## Instructions for the task
In the records that follow, the lines from the one containing "Rebuild this chart" to the one containing "misc = [2, 0, 1, 0]", inclusive, are to be given again exactly.

## Data extract
— START —

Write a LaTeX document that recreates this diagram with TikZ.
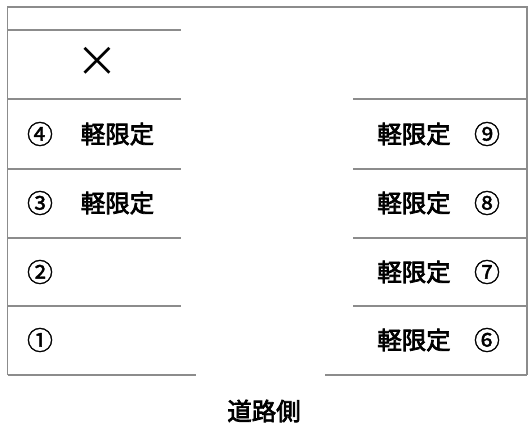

— END —
— START —

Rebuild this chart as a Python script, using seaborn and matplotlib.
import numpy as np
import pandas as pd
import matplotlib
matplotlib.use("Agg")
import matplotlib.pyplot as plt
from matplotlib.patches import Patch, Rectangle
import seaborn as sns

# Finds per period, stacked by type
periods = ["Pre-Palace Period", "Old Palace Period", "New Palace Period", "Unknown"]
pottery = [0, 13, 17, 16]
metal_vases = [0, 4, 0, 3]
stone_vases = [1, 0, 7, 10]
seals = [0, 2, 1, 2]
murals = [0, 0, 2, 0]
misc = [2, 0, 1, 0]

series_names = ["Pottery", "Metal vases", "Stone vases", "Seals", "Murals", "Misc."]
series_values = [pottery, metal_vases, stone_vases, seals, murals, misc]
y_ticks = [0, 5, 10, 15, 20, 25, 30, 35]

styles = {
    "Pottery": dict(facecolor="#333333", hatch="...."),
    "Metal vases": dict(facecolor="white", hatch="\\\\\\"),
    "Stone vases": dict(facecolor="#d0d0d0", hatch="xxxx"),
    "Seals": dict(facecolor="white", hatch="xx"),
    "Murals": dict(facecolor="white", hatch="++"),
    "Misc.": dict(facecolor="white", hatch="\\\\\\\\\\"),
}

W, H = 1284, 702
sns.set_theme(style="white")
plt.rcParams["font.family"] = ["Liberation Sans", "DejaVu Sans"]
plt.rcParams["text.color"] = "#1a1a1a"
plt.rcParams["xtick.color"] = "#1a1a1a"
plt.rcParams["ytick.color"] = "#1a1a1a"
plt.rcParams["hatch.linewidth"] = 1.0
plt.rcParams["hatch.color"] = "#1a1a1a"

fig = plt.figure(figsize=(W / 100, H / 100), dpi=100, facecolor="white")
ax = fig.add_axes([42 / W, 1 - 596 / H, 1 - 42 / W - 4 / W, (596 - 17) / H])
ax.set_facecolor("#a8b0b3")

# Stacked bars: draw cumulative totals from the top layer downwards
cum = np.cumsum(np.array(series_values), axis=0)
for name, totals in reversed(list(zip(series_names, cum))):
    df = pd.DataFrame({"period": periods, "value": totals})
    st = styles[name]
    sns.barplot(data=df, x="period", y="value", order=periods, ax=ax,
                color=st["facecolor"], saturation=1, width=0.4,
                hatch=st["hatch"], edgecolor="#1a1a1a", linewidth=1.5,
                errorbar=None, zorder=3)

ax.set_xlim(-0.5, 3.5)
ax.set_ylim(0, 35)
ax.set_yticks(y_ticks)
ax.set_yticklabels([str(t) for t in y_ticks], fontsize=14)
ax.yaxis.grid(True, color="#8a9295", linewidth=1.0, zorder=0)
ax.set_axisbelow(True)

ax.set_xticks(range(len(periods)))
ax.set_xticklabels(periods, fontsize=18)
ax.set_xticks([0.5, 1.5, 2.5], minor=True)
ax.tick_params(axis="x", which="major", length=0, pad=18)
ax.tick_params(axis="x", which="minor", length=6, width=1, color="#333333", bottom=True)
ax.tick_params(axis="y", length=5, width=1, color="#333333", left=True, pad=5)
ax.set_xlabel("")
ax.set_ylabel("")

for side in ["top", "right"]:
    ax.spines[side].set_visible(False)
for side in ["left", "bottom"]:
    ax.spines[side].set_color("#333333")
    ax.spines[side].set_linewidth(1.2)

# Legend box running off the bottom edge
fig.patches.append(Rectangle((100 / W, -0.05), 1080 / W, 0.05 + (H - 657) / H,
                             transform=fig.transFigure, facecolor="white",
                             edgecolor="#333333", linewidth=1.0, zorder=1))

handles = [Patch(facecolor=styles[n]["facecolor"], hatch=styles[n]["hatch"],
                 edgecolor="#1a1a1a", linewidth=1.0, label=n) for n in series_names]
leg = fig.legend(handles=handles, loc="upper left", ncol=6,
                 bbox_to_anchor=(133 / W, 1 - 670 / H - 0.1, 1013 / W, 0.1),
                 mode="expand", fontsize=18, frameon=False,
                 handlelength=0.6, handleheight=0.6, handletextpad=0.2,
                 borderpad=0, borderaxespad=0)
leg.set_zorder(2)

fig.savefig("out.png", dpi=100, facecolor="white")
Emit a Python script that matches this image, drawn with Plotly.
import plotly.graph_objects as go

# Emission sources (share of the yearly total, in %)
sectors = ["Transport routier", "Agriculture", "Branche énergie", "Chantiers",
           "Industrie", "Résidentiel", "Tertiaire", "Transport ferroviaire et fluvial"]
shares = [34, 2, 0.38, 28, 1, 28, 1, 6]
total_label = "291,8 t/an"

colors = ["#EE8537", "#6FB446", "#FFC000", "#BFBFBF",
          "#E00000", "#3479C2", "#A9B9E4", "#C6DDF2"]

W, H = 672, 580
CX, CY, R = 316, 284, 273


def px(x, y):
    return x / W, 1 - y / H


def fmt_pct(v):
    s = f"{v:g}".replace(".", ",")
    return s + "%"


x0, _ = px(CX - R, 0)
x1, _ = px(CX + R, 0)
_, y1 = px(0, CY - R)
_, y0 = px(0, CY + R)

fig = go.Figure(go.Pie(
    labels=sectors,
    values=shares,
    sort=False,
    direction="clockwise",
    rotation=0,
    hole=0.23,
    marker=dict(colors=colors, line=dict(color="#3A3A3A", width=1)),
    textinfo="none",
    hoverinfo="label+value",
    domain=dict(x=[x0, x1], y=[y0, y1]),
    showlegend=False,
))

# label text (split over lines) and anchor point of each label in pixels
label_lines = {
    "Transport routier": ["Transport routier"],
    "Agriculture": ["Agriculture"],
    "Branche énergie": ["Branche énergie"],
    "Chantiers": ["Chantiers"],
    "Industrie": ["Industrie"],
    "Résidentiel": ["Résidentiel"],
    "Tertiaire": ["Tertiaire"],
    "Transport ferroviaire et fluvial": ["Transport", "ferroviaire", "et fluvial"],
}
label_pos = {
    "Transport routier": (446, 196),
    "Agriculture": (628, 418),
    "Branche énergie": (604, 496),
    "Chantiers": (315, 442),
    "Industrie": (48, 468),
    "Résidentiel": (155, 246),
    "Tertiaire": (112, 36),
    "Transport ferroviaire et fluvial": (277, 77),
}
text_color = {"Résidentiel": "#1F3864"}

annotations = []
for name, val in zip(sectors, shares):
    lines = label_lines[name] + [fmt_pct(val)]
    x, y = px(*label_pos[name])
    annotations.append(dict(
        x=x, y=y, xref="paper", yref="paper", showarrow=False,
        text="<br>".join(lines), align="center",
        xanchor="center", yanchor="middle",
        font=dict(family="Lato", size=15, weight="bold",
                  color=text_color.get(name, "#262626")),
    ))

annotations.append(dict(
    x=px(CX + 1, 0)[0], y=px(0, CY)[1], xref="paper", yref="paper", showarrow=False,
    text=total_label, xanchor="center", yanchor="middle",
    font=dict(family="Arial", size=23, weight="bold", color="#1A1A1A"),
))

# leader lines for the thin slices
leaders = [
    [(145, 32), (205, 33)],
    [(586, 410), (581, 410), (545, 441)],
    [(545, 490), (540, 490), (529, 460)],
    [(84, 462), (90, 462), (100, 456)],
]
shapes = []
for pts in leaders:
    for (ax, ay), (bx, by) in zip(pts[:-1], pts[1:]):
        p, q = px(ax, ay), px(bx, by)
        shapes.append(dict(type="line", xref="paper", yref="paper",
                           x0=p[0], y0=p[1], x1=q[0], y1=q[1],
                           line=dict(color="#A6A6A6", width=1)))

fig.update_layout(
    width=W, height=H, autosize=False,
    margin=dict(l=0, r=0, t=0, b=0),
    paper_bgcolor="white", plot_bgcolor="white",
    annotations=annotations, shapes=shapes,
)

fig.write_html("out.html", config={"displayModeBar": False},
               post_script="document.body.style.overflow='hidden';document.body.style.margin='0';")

— END —
— START —

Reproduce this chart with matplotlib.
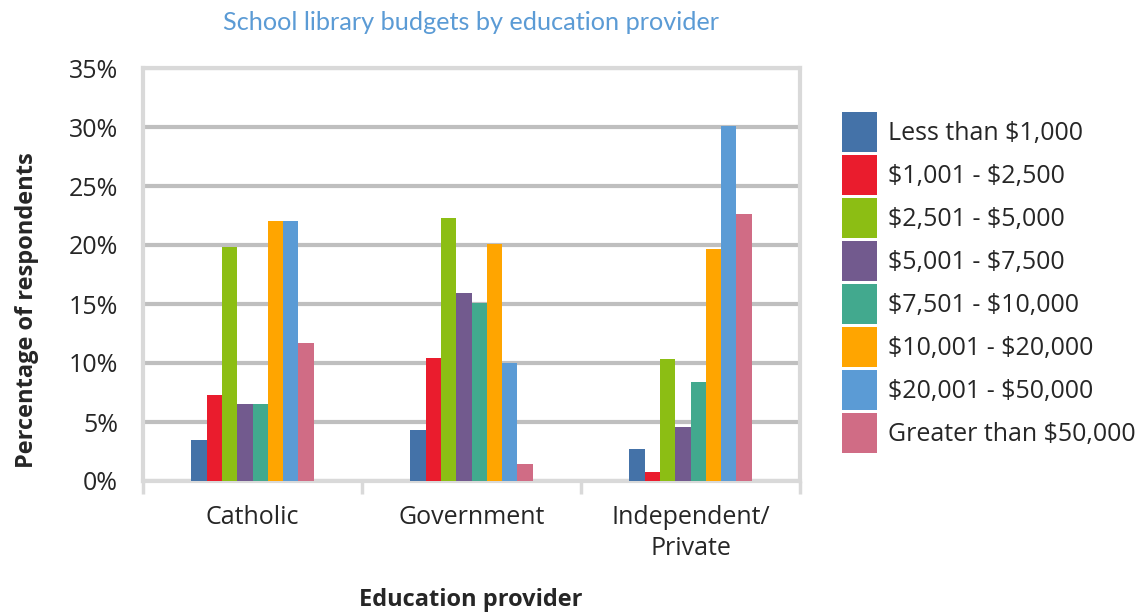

— END —

## Output
Rebuild this chart as a Python script, using seaborn and matplotlib.
import numpy as np
import pandas as pd
import matplotlib
matplotlib.use("Agg")
import matplotlib.pyplot as plt
from matplotlib.patches import Patch, Rectangle
import seaborn as sns

# Finds per period, stacked by type
periods = ["Pre-Palace Period", "Old Palace Period", "New Palace Period", "Unknown"]
pottery = [0, 13, 17, 16]
metal_vases = [0, 4, 0, 3]
stone_vases = [1, 0, 7, 10]
seals = [0, 2, 1, 2]
murals = [0, 0, 2, 0]
misc = [2, 0, 1, 0]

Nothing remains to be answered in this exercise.